A tenacious tackler and superb ball-carrier, Leitao was one of those players who never seem to do anything wrong out on the park.
The saddest aspect of Leitao’s retirement is that he prospered in an amateur sport in his country and never played at the highest level of fifteens rugby, which his talents cried for.

“He was my captain at sevens, but in terms of fifteens, with the talents he had, those are the guys you want to see play at the highest level. Jacques was a talented, hard-working and disciplined player. That’s the quality he brought to the team. No wonder his career was that long,” said former Sables captain Cleopas Makotose.

Makotose, who was part of Zimbabwe’s squad at the 2009 World Cup Sevens captained by Leitao, added: “Remember at the 2009 sevens World Cup in Dubai that’s where he got engaged to his wife. You see, that’s what these tournaments mean to players.

It’s a pity he didn’t get to play at the biggest World Cup, the fifteens. That would have been the cherry on the top of his career. I hope he stays in the game. Those are the kind of people we need in the structures.

He is an asset to Zimrugby. He might not coach, but given the platform, he will always have something to say.”

Leitao is 35 now. I personally hoped he would hang on a little longer, perhaps for one more season, especially with 2019 World Cup qualification looking like a real possibility. Victor Matfield was 38 at the last World Cup, and Jacques has not looked like losing shape in recent times even as age caught up with him.

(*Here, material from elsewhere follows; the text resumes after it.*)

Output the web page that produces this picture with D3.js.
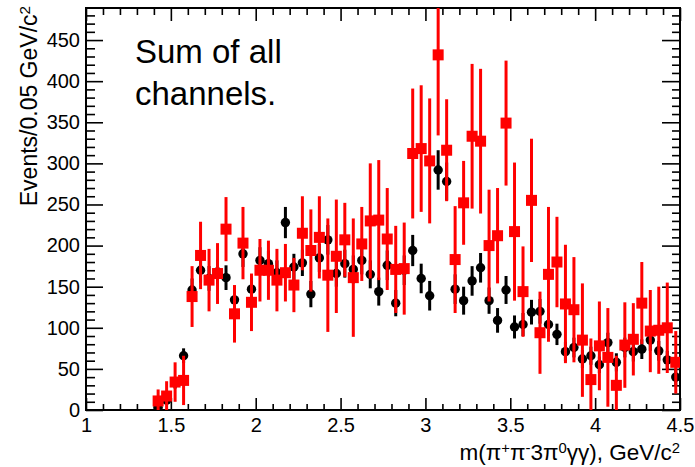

But Leitao the man will have no regrets, and those closer to him know it, and can see the light-hearted side of his retirement.

“You ran a great race, Mr Leitao,” commented Sables speedster Tafadzwa Chitokwindo. “It’s been an honour playing and working under your leadership. PS: Hoping you were not coerced into writing this statement!”

And then there was Cornelius Joshua Rudziva, who drew a rather witty comparison between Leitao’s long international rugby career and the tenure of the country’s deposed president. “Mugabe of Zim Rugby,” commented Rudziva.

At least Leitao knew when it was time to leave.